Rotary recognized for community blood donor campaigns

By Wayne Hearn
Rotary International News

9 November 2006

In recognition of the ongoing effort by Rotary clubs to increase the world's blood supply through voluntary donations, Rotary International has received the 2006 Outstanding Achievement Award from the AABB, formerly the American Association of Blood Banks.

Rotary International Director Barry Rassin accepted the award on October 24 during AABB's annual meeting in Miami Beach, Florida, USA. The award, given annually to one individual and one organization, cites Rotary "for embracing the mission of blood donation and for the organization's instrumental role in helping to provide safe blood in communities around the world."

Recent research conducted by the Schieffer School of Journalism at Texas Christian University (TCU) indicates local Rotary campaigns add an estimated 817,000 units per year to the world's blood supply. Club-level blood collection activities are underway in about 60 percent of Rotary districts responding to the TCU survey.

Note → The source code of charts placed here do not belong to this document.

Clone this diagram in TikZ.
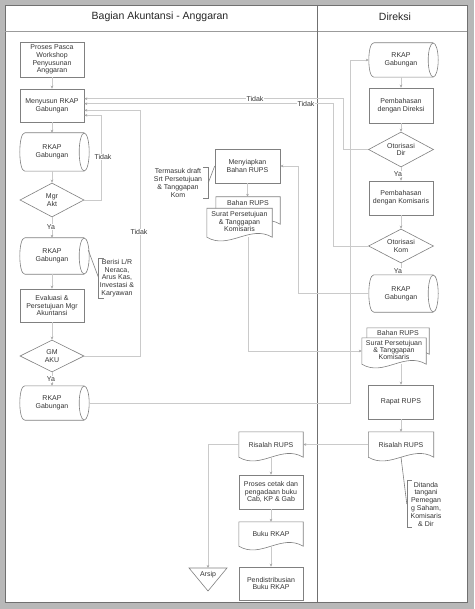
\documentclass[tikz,border=0pt]{standalone}
\usepackage{fontspec}
\setmainfont{Liberation Sans}
\usetikzlibrary{shapes.geometric,calc,arrows.meta,backgrounds}
\definecolor{shp}{HTML}{808080}
\definecolor{cn}{HTML}{CACACA}
\definecolor{tx}{HTML}{353535}
\definecolor{fr}{HTML}{707070}
\newcommand\drawcyl[2]{%
 \begin{pgfonlayer}{background}
 \draw[shpline] ($(#1.north west)+(5,0)$) -- (#1.north east)
   ($(#1.south west)+(5,0)$) -- (#1.south east)
   ($(#1.north west)+(5,0)$) .. controls ($(#1.north west)+(-1.67,0)$) and ($(#1.south west)+(-1.67,0)$) .. ($(#1.south west)+(5,0)$);
 \draw[shpline] (#1.east) ellipse [x radius=5, y radius=#2];
 \end{pgfonlayer}}
\newcommand\drawdoc[1]{%
 \begin{pgfonlayer}{background}
 \draw[shpline, fill=white] (#1.south west) -- (#1.north west) -- (#1.north east) -- (#1.south east)
   .. controls ($(#1.south east)+(-22,-13)$) and ($(#1.south west)+(22,13)$) .. (#1.south west) -- cycle;
 \end{pgfonlayer}}
\begin{document}
\begin{tikzpicture}[x=1pt,y=-1pt,
  every node/.style={text=tx, font=\fontsize{7}{7.8}\selectfont, align=center, inner sep=1pt},
  shpline/.style={draw=shp, line width=0.6pt},
  procbox/.style={rectangle, shpline, minimum width=64pt, minimum height=34pt},
  decbox/.style={diamond, shpline, minimum width=64pt, minimum height=34pt, aspect=1.9, inner sep=0pt},
  cylbox/.style={rectangle, minimum width=64pt, minimum height=36pt},
  docbox/.style={rectangle, minimum width=64pt, minimum height=25pt, inner sep=0.5pt},
  conn/.style={draw=cn, line width=0.5pt, -{Stealth[length=3pt,width=2.6pt,color=shp!70]}},
  lnk/.style={shpline},
  lbl/.style={fill=white, inner sep=0.6pt},
  tight/.style={font=\fontsize{7}{7.4}\selectfont},
  framec/.style={draw=fr, line width=0.7pt},
  head/.style={font=\fontsize{10.5}{12}\selectfont, text=black!85}
]
\useasboundingbox (0,0) rectangle (474,609);
\begin{pgfonlayer}{background}
\fill[black!28] (0,0) rectangle (474,609);
\fill[white] (5,5) rectangle (467,602);
\draw[framec] (5,5) rectangle (467,602);
\draw[framec, draw=fr!70] (5,31) -- (467,31);
\draw[framec] (317,5) -- (317,602);
\end{pgfonlayer}
\node[head] (h1) at (160,16.5) {Bagian Akuntansi - Anggaran};
\node[head] (h2) at (395,16.5) {Direksi};

% ---------- left column ----------
\node[procbox, minimum height=35pt] (p1) at (52,59.5) {Proses Pasca\\Workshop\\Penyusunan\\Anggaran};
\node[procbox, minimum height=33pt] (p2) at (52,105.5) {Menyusun RKAP\\Gabungan};
\node[cylbox, minimum height=38pt] (c1) at (52,152) {RKAP\\Gabungan};
\drawcyl{c1}{19}
\node[decbox] (d1) at (52,200) {Mgr\\Akt};
\node[cylbox, minimum height=36pt] (c2) at (52,256) {RKAP\\Gabungan};
\drawcyl{c2}{18}
\node[procbox, minimum height=33pt] (p3) at (52,305.5) {Evaluasi \&\\Persetujuan Mgr\\Akuntansi};
\node[decbox, minimum height=32pt] (d2) at (52,356) {GM\\AKU};
\node[cylbox, minimum height=34pt] (c3) at (52,403) {RKAP\\Gabungan};
\drawcyl{c3}{17}

\node (n1) at (117,278) {Berisi L/R\\Neraca,\\Arus Kas,\\Investasi \&\\Karyawan};
\draw[lnk] ($(n1.north west)+(5,0)$) -- (n1.north west) -- (n1.south west) -- ++(5,0);
\draw[lnk] ($(c2.east)+(4,-6)$) -- (n1.west);

% ---------- middle column ----------
\node[procbox, minimum width=65pt] (p4) at (247.5,166) {Menyiapkan\\Bahan RUPS};
\node[minimum width=60pt] (n2) at (178,183) {Termasuk draft\\Srt Persetujuan\\\& Tanggapan\\Kom};
\draw[lnk] ($(n2.north east)+(-5,0)$) -- (n2.north east) -- (n2.south east) -- ++(-5,0);
\draw[lnk] (n2.east) -- (p4.west);

\node[docbox, minimum height=27pt] (md1b) at (248,210.5) {};
\drawdoc{md1b}
\node[docbox, minimum width=65pt, minimum height=28.5pt] (md1f) at (239.5,222.75) {};
\drawdoc{md1f}
\node[tight] (md1t) at (239.5,221.5) {Surat Persetujuan\\\& Tanggapan\\Komisaris};
\node (md1l) at (248,202.5) {Bahan RUPS};

\node[docbox] (r1) at (271,444.5) {Risalah RUPS};
\drawdoc{r1}
\node[procbox] (p5) at (271,492) {Proses cetak dan\\pengadaan buku\\Cab, KP \& Gab};
\node[docbox, minimum height=24pt] (bk) at (271,534) {Buku RKAP};
\drawdoc{bk}
\node[procbox, minimum height=33pt] (p6) at (271,583.5) {Pendistribusian\\Buku RKAP};
\draw[shpline] (189,568) -- (227,568) -- (208,591) -- cycle;
\node (arsip) at (208,574.5) {Arsip};
\coordinate (arsiptop) at (208,568);

% ---------- right column ----------
\node[cylbox, minimum height=34pt] (c4) at (401,60) {RKAP\\Gabungan};
\drawcyl{c4}{17}
\node[procbox, minimum height=35pt] (p7) at (401,105.5) {Pembahasan\\dengan Direksi};
\node[decbox, minimum width=65pt, minimum height=35pt] (d3) at (401,149.5) {Otorisasi\\Dir};
\node[procbox] (p8) at (401,198) {Pembahasan\\dengan Komisaris};
\node[decbox, minimum width=65pt] (d4) at (401,246) {Otorisasi\\Kom};
\node[cylbox, minimum height=37pt] (c5) at (401,293.5) {RKAP\\Gabungan};
\drawcyl{c5}{18.5}
\node[docbox, minimum width=62pt, minimum height=26pt] (md2b) at (398,341) {};
\drawdoc{md2b}
\node[docbox, minimum height=26pt] (md2f) at (394,351) {};
\drawdoc{md2f}
\node[tight] (md2t) at (394,350) {Surat Persetujuan\\\& Tanggapan\\Komisaris};
\node (md2l) at (398,333) {Bahan RUPS};
\node[procbox, minimum width=65pt] (p9) at (401,402) {Rapat RUPS};
\node[docbox, minimum width=65pt] (r2) at (401,444.5) {Risalah RUPS};
\drawdoc{r2}
\node[minimum width=38pt] (n3) at (426,504) {Ditanda\\tangani\\Pemegan\\g Saham,\\Komisaris\\\& Dir};
\draw[lnk] ($(n3.north west)+(5,0)$) -- (n3.north west) -- (n3.south west) -- ++(5,0);
\draw[lnk] (r2.south) -- (n3.west);

% ---------- connectors ----------
\draw[conn] (p1) -- (p2);
\draw[conn] (p2) -- (c1);
\draw[conn] (c1) -- (d1);
\draw[conn] (d1) -- (c2);
\draw[conn] (c2) -- (p3);
\draw[conn] (p3) -- (d2);
\draw[conn] (d2) -- (c3);
\node[lbl] (ya1) at (51,227) {Ya};
\node[lbl] (ya2) at (51,379) {Ya};

\draw[conn] (d1.east) -- ++(17,0) |- ($(p2.south east)+(0,-7)$);
\draw[conn] (d2.east) -- ++(56,0) |- ($(p2.south east)+(0,-12)$);
\draw[conn] (d3.west) -- ++(-25,0) |- ($(p2.north east)+(0,10)$);
\draw[conn] (d4.west) -- ++(-34.5,0) |- ($(p2.north east)+(0,15)$);
\node[lbl] (t1) at (103,157) {Tidak};
\node[lbl] (t2) at (139,232) {Tidak};
\node[lbl] (t3) at (255,99) {Tidak};
\node[lbl] (t4) at (306,104) {Tidak};

\draw[conn] ($(c3.east)+(5,0)$) -| ($(c4.west)+(-19,0)$) -- (c4.west);

\draw[conn] (c4) -- (p7);
\draw[conn] (p7) -- (d3);
\draw[conn] (d3) -- (p8);
\draw[conn] (p8) -- (d4);
\draw[conn] (d4) -- (c5);
\node[lbl] (ya3) at (398,174) {Ya};
\node[lbl] (ya4) at (398,271) {Ya};

\draw[conn] (c5.west) -- ++(-71,0) |- (p4.east);
\draw[conn] (p4.south) -- (p4.south |- md1b.north);
\draw[conn] (md1b.south |- md1f.south) |- (md2f.west);
\draw[conn] (p9.north |- md2f.south) -- (p9.north);
\draw[conn] (p9) -- (r2);
\draw[conn] (r2.west) -- (r1.east);
\draw[conn] (r1) -- (p5);
\draw[conn] (p5) -- (bk);
\draw[conn] (bk) -- (p6);
\draw[conn] (r1.west) -| (arsiptop);
\end{tikzpicture}
\end{document}
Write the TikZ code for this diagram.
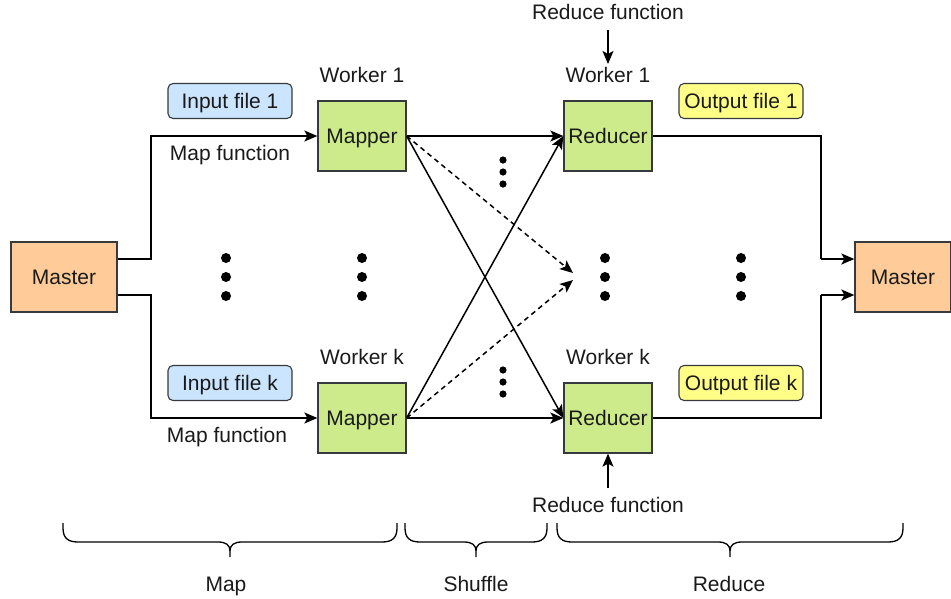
\documentclass[tikz,border=0pt]{standalone}
\usepackage{fontspec}
\setmainfont{Liberation Sans}
\usetikzlibrary{arrows.meta}
\definecolor{ink}{HTML}{36393D}
\definecolor{peach}{HTML}{FFCC99}
\definecolor{leaf}{HTML}{CDEB8B}
\definecolor{sky}{HTML}{CCE5FF}
\definecolor{lemon}{HTML}{FFFF88}
\definecolor{txt}{HTML}{1A1A1A}
% curly brace opening downwards: \phasebrace{left x}{right x}
\newcommand{\phasebrace}[2]{%
  \pgfmathsetmacro{\bm}{(#1+#2)/2}%
  \draw[line width=1.3pt]
    (#1,523) -- (#1,528) .. controls (#1,538) and (#1+5,542) .. (#1+15,542)
    -- (\bm-12,542) .. controls (\bm-4,542) and (\bm,545) .. (\bm,551) -- (\bm,557)
    (\bm,551) .. controls (\bm,545) and (\bm+4,542) .. (\bm+12,542)
    -- (#2-15,542) .. controls (#2-5,542) and (#2,538) .. (#2,528) -- (#2,523);}
\begin{document}
\begin{tikzpicture}[x=1pt,y=-1pt,
  font=\fontsize{21}{25}\selectfont, text=txt,
  textline/.style={text height=16.5pt, text depth=1.5pt},
  box/.style={draw=ink, line width=1.3pt, inner sep=0pt, minimum height=70pt, textline},
  master/.style={box, fill=peach, minimum width=106pt},
  worker/.style={box, fill=leaf, minimum width=88pt},
  tag/.style={draw=ink, line width=1.1pt, rounded corners=5pt, inner sep=0pt,
              minimum width=124pt, minimum height=35pt, textline},
  lbl/.style={inner sep=0pt, textline},
  flow/.style={line width=1.5pt, -{Stealth[length=13pt,width=11pt,inset=3pt]}},
  wire/.style={line width=1.5pt},
  dashflow/.style={flow, dash pattern=on 5pt off 4pt},
  bigdot/.style={fill=black}
]
\useasboundingbox (0,0) rectangle (951,598);

% main boxes
\node[master] (ml) at (64,277) {Master};
\node[master, minimum width=96pt] (mr) at (903,277) {Master};
\node[worker] (m1) at (362,136) {Mapper};
\node[worker] (mk) at (362,418) {Mapper};
\node[worker] (r1) at (608,136) {Reducer};
\node[worker] (rk) at (608,418) {Reducer};

% file tags
\node[tag, fill=sky] (in1) at (230,101) {Input file 1};
\node[tag, fill=sky] (ink) at (230,383) {Input file k};
\node[tag, fill=lemon] (out1) at (741,101) {Output file 1};
\node[tag, fill=lemon] (outk) at (741,383) {Output file k};

% labels
\node[lbl] (w1m) at (362,75) {Worker 1};
\node[lbl] (wkm) at (362,357) {Worker k};
\node[lbl] (w1r) at (608,75) {Worker 1};
\node[lbl] (wkr) at (608,357) {Worker k};
\node[lbl] (mf1) at (230,153) {Map function};
\node[lbl] (mfk) at (227,435) {Map function};
\node[lbl] (rft) at (608,12) {Reduce function};
\node[lbl] (rfb) at (608,505) {Reduce function};

% master to mappers
\coordinate (a1) at (151,259);
\coordinate (ak) at (151,295);
\draw[flow] (ml.east |- a1) -- (a1) |- (m1.west);
\draw[flow] (ml.east |- ak) -- (ak) |- (mk.west);

% shuffle
\coordinate (d1) at (573,273);
\coordinate (dk) at (573,280);
\draw[flow] (m1.east) -- (r1.west);
\draw[flow] (m1.east) -- (rk.west);
\draw[flow] (mk.east) -- (r1.west);
\draw[flow] (mk.east) -- (rk.west);
\draw[dashflow] (m1.east) -- (d1);
\draw[dashflow] (mk.east) -- (dk);

% reduce functions
\coordinate (rfa) at (608,30);
\coordinate (rfc) at (608,488);
\draw[flow] (rfa) -- (r1.north |- 0,64);
\draw[flow] (rfc) -- (rk.south);

% reducers to master
\coordinate (b1) at (821,259);
\coordinate (bk) at (821,295);
\draw[wire] (r1.east) -| (b1);
\draw[flow] (b1) -- (mr.west |- b1);
\draw[wire] (rk.east) -| (bk);
\draw[flow] (bk) -- (mr.west |- bk);

% vertical ellipses
\foreach \x in {226,362,605,741}{
  \foreach \y in {258,277,296}{
    \fill[bigdot] (\x,\y) circle (5pt);
  }
}
\foreach \y in {160,172,184,370,382,394}{
  \fill[bigdot] (503,\y) circle (3.6pt);
}

% phase braces
\phasebrace{63}{397}
\phasebrace{405}{547}
\phasebrace{557}{903}
\node[lbl] (pmap) at (226,584) {Map};
\node[lbl] (pshuf) at (476,584) {Shuffle};
\node[lbl] (pred) at (729,584) {Reduce};
\end{tikzpicture}
\end{document}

"It is wonderful to see recognition for the work Rotary clubs do around the world to save lives by collecting blood," says Rassin, CEO of Doctors Hospital Health System in the Bahamas. Rassin notes that his own Rotary Club of East Nassau keeps records of each member's blood type in order to respond quickly and efficiently to specific needs of the hospital's blood bank.

North Texas has emerged as an epicenter of Rotary-led blood collection activities. Charles Kurtzman of the Rotary Club of Fort Worth-South, says over 100 clubs, many in the Dallas/Fort Worth area, have added more than 50,000 units to the region's supply since 1996, when he founded the Governors' Challenge blood drive. Clubs typically work in partnership with community blood centers, such as Texas-based Carter BloodCare, which nominated Rotary for the AABB award. Other countries with aggressive Rotary club-driven blood collection programs include South Africa, India, the Philippines and Denmark.